REGRESSADO DO CATIVEIRO
Um deles teve a ver com um assunto que me trouxe de novo ao pensamento os privilégios dos magistrados, que conheci bem quando acedi ao honroso (falo a sério!) convite de ir de Coimbra para Lisboa, para o CEJ, como docente, e depois para desempenhar o cargo de director-adjunto, à minha custa (leram bem: à minha custa!).
O assunto é a realização de acções de formação para órgãos de polícia criminal no âmbito do II Plano Nacional contra a Violência Doméstica, a realizar a partir de Setembro deste ano; o que me trouxe ao pensamento os privilégios foi um excerto de um dos documentos que recebi, onde pude ler (sem espanto, de resto!):
“[quanto] à questão do pagamento aos formadores, foi transmitida pela representante do MAI [Ministério da Administração Interna] a informação de que, tal como discutido em anterior reunião, e ao contrário dos demais, os magistrados não auferirão qualquer remuneração”.
Passa poucos das 09 horas, e este dia começou diferente dos anteriores.
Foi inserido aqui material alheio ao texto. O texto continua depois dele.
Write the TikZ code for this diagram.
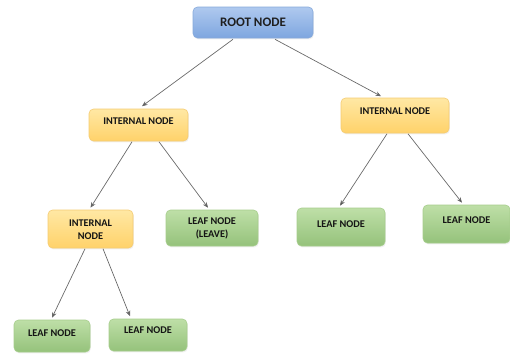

Não começou nos 7 m2, começou no alpendre de minha casa e mais tarde. E a primeira curiosidade não foi saber o que tinha de novo em cima da secretária ou no mail, mas se no jacarandá já despontava o violeta. Ainda não!
Tenho acumulado nestes dias informação que não consegui ler. Tenho de ir amanhã a Lisboa, para dinamizador uma sessão sobre linguagem judiciária num curso da formação permanente do CEJ e fechar o nº102 da Revista do Ministério Público (podem contar com ele no final de Junho, e promete!). Tenho de estudar duas situações melindrosas, de dois miúdos, que agora “caíram”. Por isso, para já, vou ficar por aqui.
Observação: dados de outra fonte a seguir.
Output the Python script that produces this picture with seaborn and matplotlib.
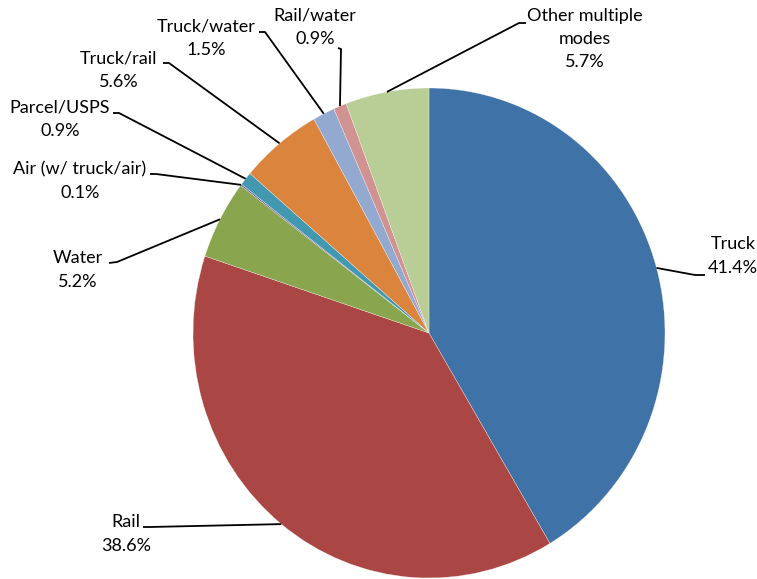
import numpy as np
import matplotlib
matplotlib.use("Agg")
import matplotlib.pyplot as plt
import seaborn as sns


modes = ["Truck", "Rail", "Water", "Air (w/ truck/air)", "Parcel/USPS",
         "Truck/rail", "Truck/water", "Rail/water", "Other multiple\nmodes"]
shares = [41.4, 38.6, 5.2, 0.1, 0.9, 5.6, 1.5, 0.9, 5.7]
slice_colors = ["#3F72A7", "#AA4643", "#89A54E", "#71588F", "#4198AF",
                "#DB843D", "#93A9CF", "#D19392", "#B9CD96"]

# label layout in image pixels: text centre, leader end at the label, elbow
label_centre = [(733, 256), (126, 534), (78, 270), (80, 181), (60, 119),
                (119, 70), (206, 38), (315, 27), (585, 39)]
leader_end = [(705, 275), (143, 527), (109, 263), (150, 174), (113, 113),
              (163, 63), (259, 32), (338, 48), (526, 23)]
leader_elbow = [(695, 275), (150, 527), (117, 262), (156, 174), (119, 113),
                (169, 63), (265, 32), (341, 49), (519, 23)]

W, H = 757, 579
CX, CY = 429, 333      # pie centre (px)
RX, RY = 236, 245      # pie radii (px), slightly taller than wide

sns.set_style("white")
plt.rcParams["font.family"] = ["Lato", "DejaVu Sans"]


def px(p):
    return ((p[0] - CX) / RX, (CY - p[1]) / RY)


fig = plt.figure(figsize=(W / 100, H / 100), dpi=100)
ax = fig.add_axes([0, 0, 1, 1])

wedges, _ = ax.pie(
    shares,
    colors=sns.color_palette(slice_colors),
    startangle=90,
    counterclock=False,
    radius=1,
    wedgeprops=dict(edgecolor="white", linewidth=0.2)
)

ax.set_aspect("auto")
ax.set_xlim(-CX / RX, (W - CX) / RX)
ax.set_ylim(-(H - CY) / RY, CY / RY)
ax.axis("off")

for i, w in enumerate(wedges):
    mid = np.deg2rad((w.theta1 + w.theta2) / 2)
    edge = (np.cos(mid), np.sin(mid))
    end = px(leader_end[i])
    elbow = px(leader_elbow[i])
    ax.plot([end[0], elbow[0], edge[0]], [end[1], elbow[1], edge[1]],
            color="black", lw=1.3, solid_capstyle="butt", zorder=3)

    tx, ty = px(label_centre[i])
    ax.text(tx, ty, f"{modes[i]}\n{shares[i]:.1f}%",
            ha="center", va="center", fontsize=13,
            linespacing=1.55, color="black", multialignment="center")

fig.savefig("out.png", dpi=100)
A propósito, dizia o Prof. Boaventura Sousa Santos, na 3ª feira à noite, num jantar-debate organizado pela “República do Direito” no Hotel Astória, cujo mote foi o actual momento da Justiça, que a rotina impede os magistrados de estudar e de aumentar o seu conhecimento da realidade. Não posso estar mais de acordo. E será ainda pior se o sentido das reformas continuar a ser o de considerar este sector como sendo de “mão-de-obra intensiva”, como já aqui referi noutra altura. Foi um debate interessante em que a esmagadora maioria dos presentes eram advogados, aos académicos foi marcada falta, e os magistrados (mais procuradores do que juízes) estavam timidamente representados.
Uma nota vale a pena realçar. Uma nota que faltava na intervenção inicial do conferencista, que tinha acabado de chegar da reunião dos notáveis chamados pelo Ministro da Justiça. Uma nota importantíssima, na minha opinião, para perceber o actual estado das coisas, que ficou bem marcada e que aquele acabou por publicamente assumir como devendo integrar também o seu diagnóstico: o poder político, pelo menos uma parte influente com poder de decisão, aposta na fragilização e no descrédito do sistema de justiça. Este é um passo necessário para o formatar como um sistema de resposta eficaz às rotinas e o impedir, de facto, de qualquer ousadia de interferência nas relações íntimas entre o poder político e o poder económico, mesmo que para cumprimento das leis da República.
Pelo que disse, tenho para mim que é cada vez mais importante que se reflicta sobre a separação e a interdependência de poderes, sobre o lugar dos tribunais na organização do poder político, sobre a jurisdição, sobre a organização judiciária, sobre o estatuto das magistraturas, sobre a ética e a deontologia. E é cada vez mais preocupante ver que estas são questões não tratadas nas Universidades, que não mobilizam muitos para o debate e sobre as quais a generalidade dos candidatos à admissão ao CEJ, mesmo entre os mais bem preparados, manifestam um profundo desconhecimento.
São 10h30m. Vou passar da reflexão à acção.